Amazon.co.uk Review
Alyson Rudd has achieved what most aspiring women footballers can only dream about. Not content with simple adoration of Liverpool Football Club (and in particular Steve Heighway) she has mastered the game herself with the Leyton Orient Ladies, played in men's football matches and to top it all, become a football journalist and columnist for
The Times. Her novel
Astroturf Blonde celebrates all aspects of football and contains a mixture of vignettes, memories and reflections of her involvement in "a men's world". The overriding theme is her weekly football matches in Regent's Park. These consist of almost religious preparation and organisation and amusing descriptions of the various "stragglers" that patrol the park in search of a game and the summer-long battles for pitch space with the corporate softball teams. Rudd writes with the knowledge that her enthusiasm for the game may be regarded by others as near fanaticism, but she simply revels in taking a pair of boots with her whether she travels and in her collection of replica kits, such as "the ultimate shirt
a lovely rosy-red long-sleeved Liverpool shirt modelled on the 1965 strip." She comments on the different characters that women's football attracts as she reflects on her experiences training and playing.
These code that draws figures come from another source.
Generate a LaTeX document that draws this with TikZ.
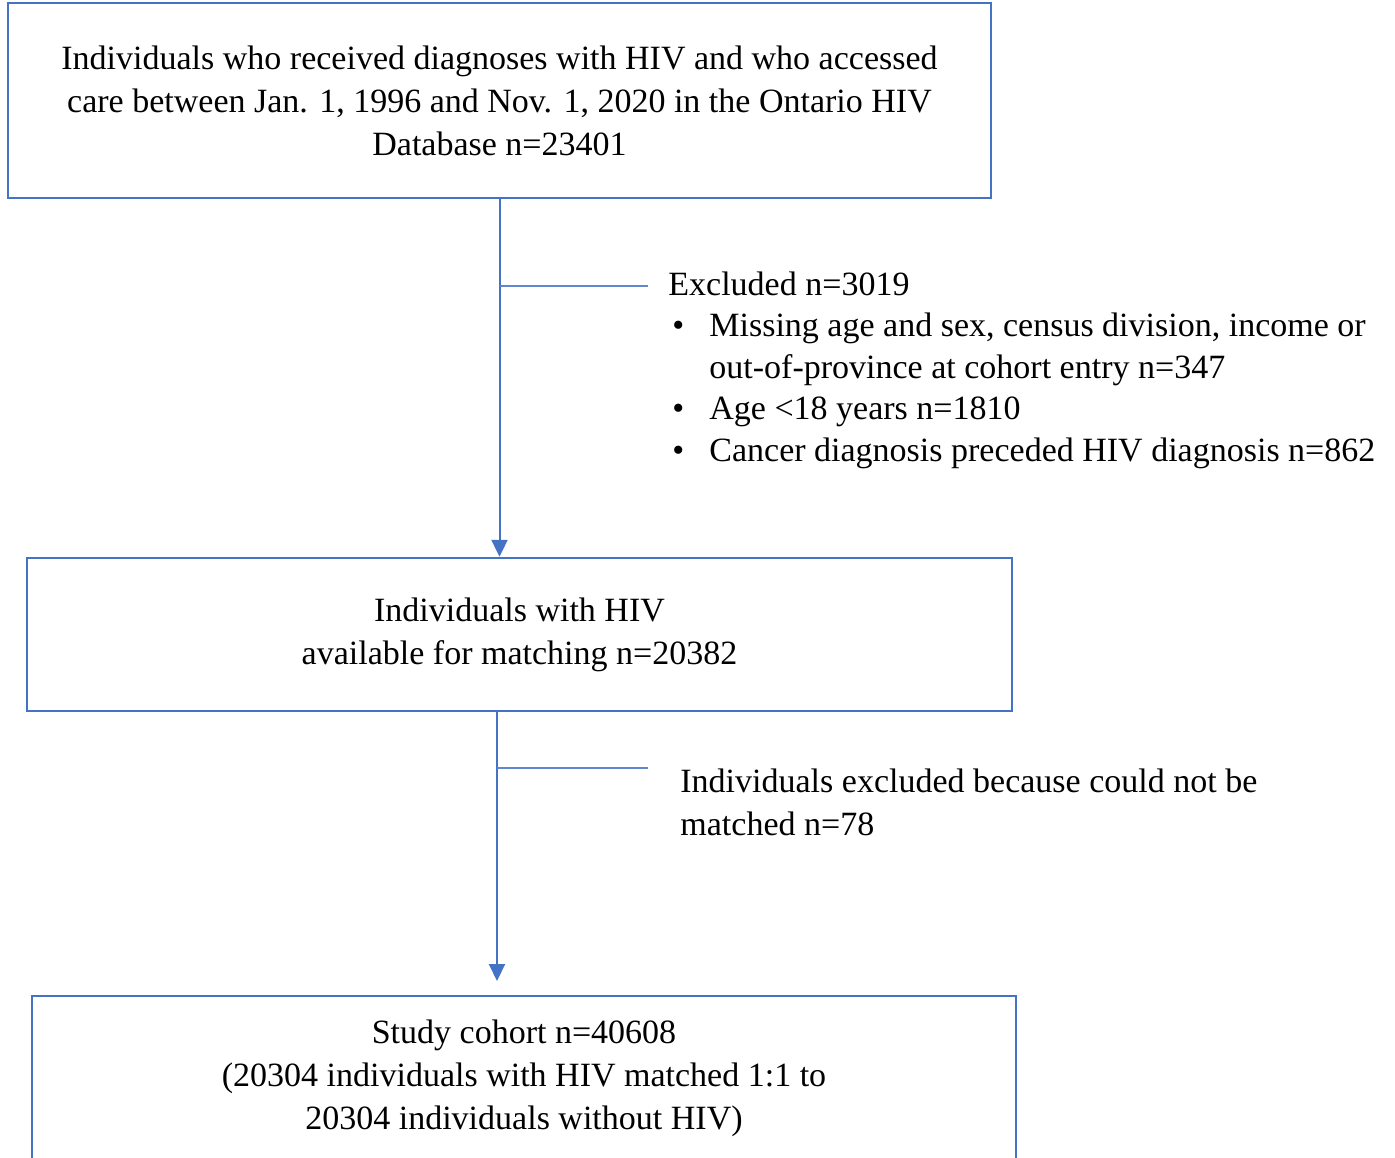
\documentclass[tikz,border=0pt]{standalone}
\usepackage{fontspec}
\setmainfont{Liberation Serif}
\usetikzlibrary{arrows.meta}
\definecolor{boxblue}{HTML}{4472C4}
\tikzset{
  box/.style={draw=boxblue, line width=1.2pt, align=center, inner sep=0pt},
  flow/.style={draw=boxblue, line width=1pt, -{Triangle[length=8.5pt,width=8pt]}},
  branch/.style={draw=boxblue!85, line width=0.7pt},
  note/.style={align=left, inner sep=0pt, anchor=west}
}
\begin{document}
\begin{tikzpicture}[x=0.5pt, y=-0.5pt, font=\fontsize{17}{21.5}\selectfont]
\useasboundingbox (0,0) rectangle (1395,1157);
\node[box, minimum width=491.5pt, minimum height=97.5pt] (all) at (499.5,100.5)
  {Individuals who received diagnoses with HIV and who accessed\\
   care between Jan. 1, 1996 and Nov. 1, 2020 in the Ontario HIV\\
   Database n=23401};
\node[box, minimum width=492.5pt, minimum height=76.5pt] (avail) at (519.5,634.5)
  {Individuals with HIV\\available for matching n=20382};
\node[box, minimum width=492pt, minimum height=82pt] (cohort) at (524,1078)
  {Study cohort n=40608\\(20304 individuals with HIV matched 1:1 to\\20304 individuals without HIV)};
\node[note] (excl) at (668,370) {\fontsize{17}{20.75}\selectfont\renewcommand\arraystretch{1}%
  \begin{tabular}{@{}l@{}l@{}}
  \multicolumn{2}{@{}l@{}}{Excluded n=3019}\\
  \makebox[20.5pt][l]{\hspace{2pt}\textbullet} & Missing age and sex, census division, income or\\
   & out-of-province at cohort entry n=347\\
  \makebox[20.5pt][l]{\hspace{2pt}\textbullet} & Age <18 years n=1810\\
  \makebox[20.5pt][l]{\hspace{2pt}\textbullet} & Cancer diagnosis preceded HIV diagnosis n=862
  \end{tabular}};
\node[note] (nomatch) at (680,802.5)
  {Individuals excluded because could not be\\matched n=78};
\coordinate (br1) at (648,286);
\coordinate (br2) at (648,768);
\coordinate (tip2) at (497,981);
\path[flow] (all.south) -- (all.south |- avail.north);
\path[flow] (tip2 |- avail.south) -- (tip2);
\path[branch] (all.south |- br1) -- (br1);
\path[branch] (tip2 |- br2) -- (br2);
\end{tikzpicture}
\end{document}
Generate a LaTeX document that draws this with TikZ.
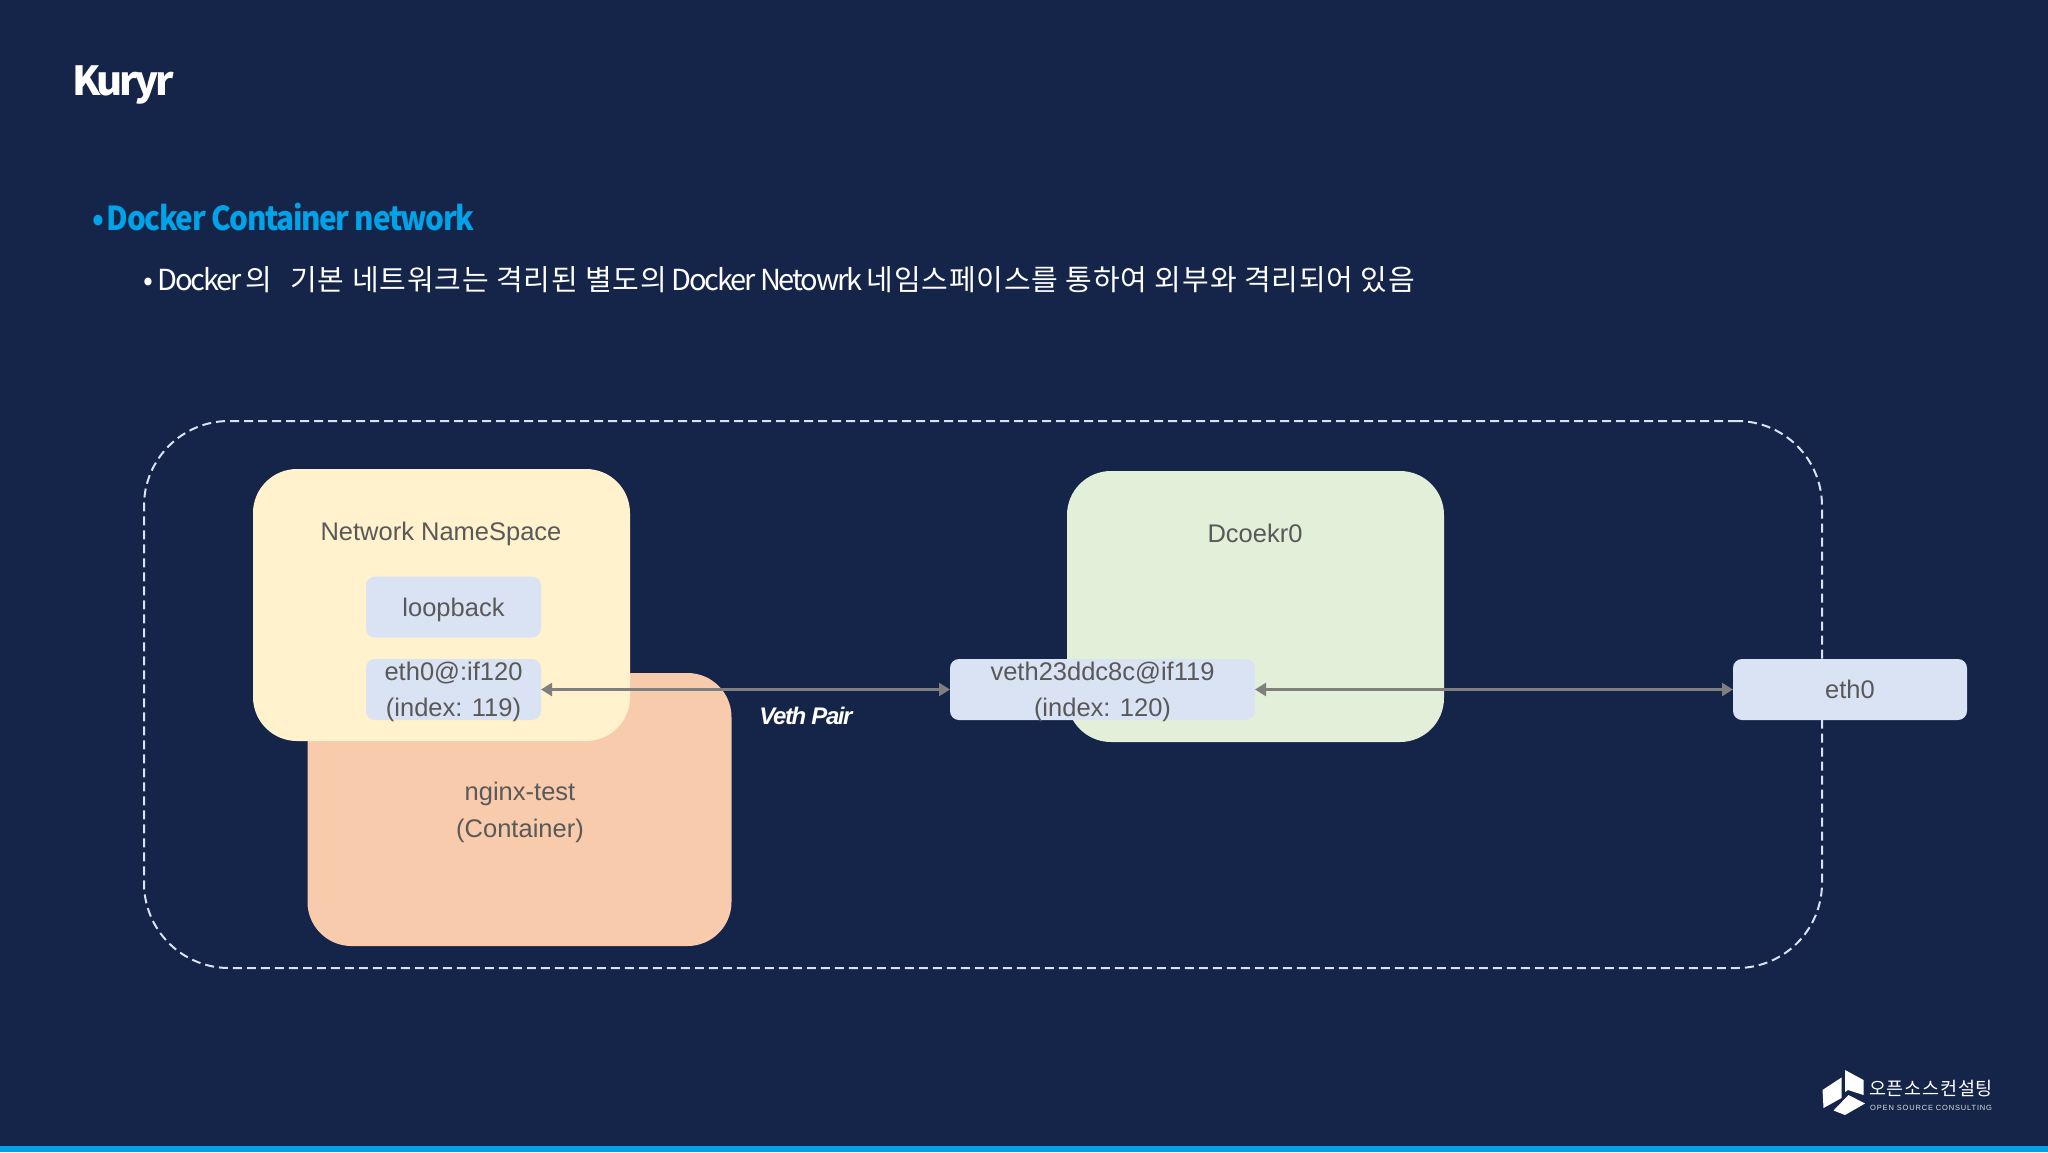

Though the end of the book sees her begin to admit that she will have to live her playing career through her toddler instead, she will never lose the passion for "mimicking a soaring eagle" in her post-goal celebrations and feeling "an undiluted indefinable blast of happiness" to be involved in football. --
Alison Taylor
Product Description
An account of the weird and wonderful characters who are drawn to park football - with the twist that both the opposition and the author's own team have to get used to a woman on the pitch. Alyson Rudd reveals what attracted her to the game, and explains why she left the women's game for the men's.